Duhamel and Radford can’t put their finger on where things went awry last season. Radford skated with a herniated disc at the world championships in Finland. But their troubles had started months earlier.

“We’ve been on a downward spiral since the Boston world championship in 2016 (where they won their second straight world title),” Duhamel said. “We were stuck in this spinning mess that was spiralling out of control.”

The weight of being front-runners for two consecutive years had grown heavy, Radford said. They had no-one to chase. They struggled to find direction. Radford recalled a phone conversation last winter with David Pelletier, the 2002 Olympic pairs champion with Jaime Sale.

“He said ‘You know what would be the best thing for you? If you were to go to worlds and come sixth or seventh.

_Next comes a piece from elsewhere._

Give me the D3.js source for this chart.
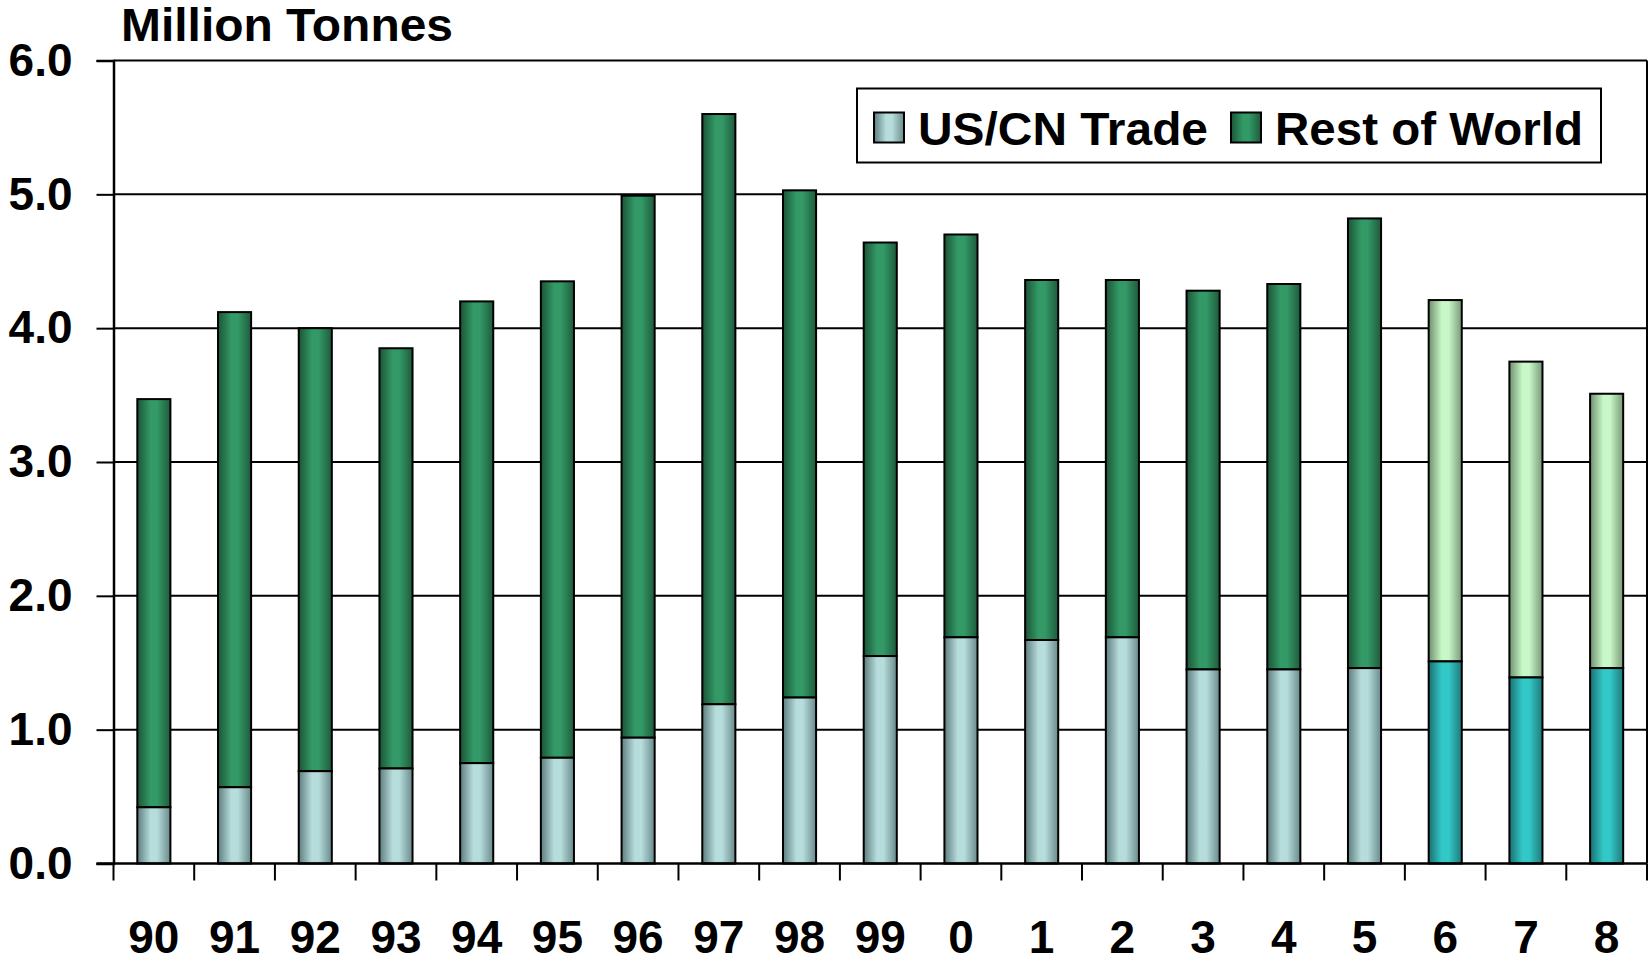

And then you fly under the radar and you come back and you win the Olympics,’” said Radford, a 32-year-old from Balmertown, Ont. “And when we came seventh at the worlds, I thought ‘Oh my god, he actually said seventh place.’

“So I’m getting a sense of: that could happen. People thought we were out.”

The turning point, said Duhamel, came after their disappointing performance at last month’s Autumn Classic. They went back to the drawing board and completely reworked their long program.

“We were stuck wondering ‘Are we ever going to have that great skate again?’” Duhamel said. “And a few weeks ago, we ran (the long program) clean and it was so emotional, I was teary-eyed. All we needed was that one time.

“It was so small, that little piece of hope that was left within us,” she added. “But it was there.”

The day after Autumn Classic, the 31-year-old Duhamel also reached out to mental trainer Rebekah Dixon.

“I felt really helpless, and I emailed her and she said ‘Sure, when do you want to start?’ I said ‘Tomorrow,’” Duhamel said. “She said to me ‘Why are you accepting failure? Why is this a possibility?’ I said ‘Well, I just want to do my best.’ She said ‘Well, in 2014-2015 when you had an undefeated season, were you just wanting to do your best?’ Or were you wanting to BE the best?’

“I had accepted it was OK to come fifth, it’s OK to come sixth. And it’s not, because that means I didn’t skate well. She used the word ‘superpowers.’ What were my superpowers? What was it that made me a world champion? I needed to go back to that will power, that determination, and that fight.”

Skate Canada International was the second of six stops on the ISU Grand Prix circuit. Skaters compete in two events each, and the top six in each of the four disciplines earn a spot in the Grand Prix Final, Dec. 7-10 in Nagoya, Japan.

The Cup of China, Nov. 3-5, is the next stop.

Duhamel and Radford, who don’t compete again until Skate America, Nov. 24-26, said they’ll head back to training feeling like a huge weight has lifted.   

“I feel like for the first time in so long that the sky’s the limit,” Duhamel said. “I feel like we can do so much more, and I don’t think we’ve felt that alive, rejuvenated energy in a really long time. And it’s exciting.”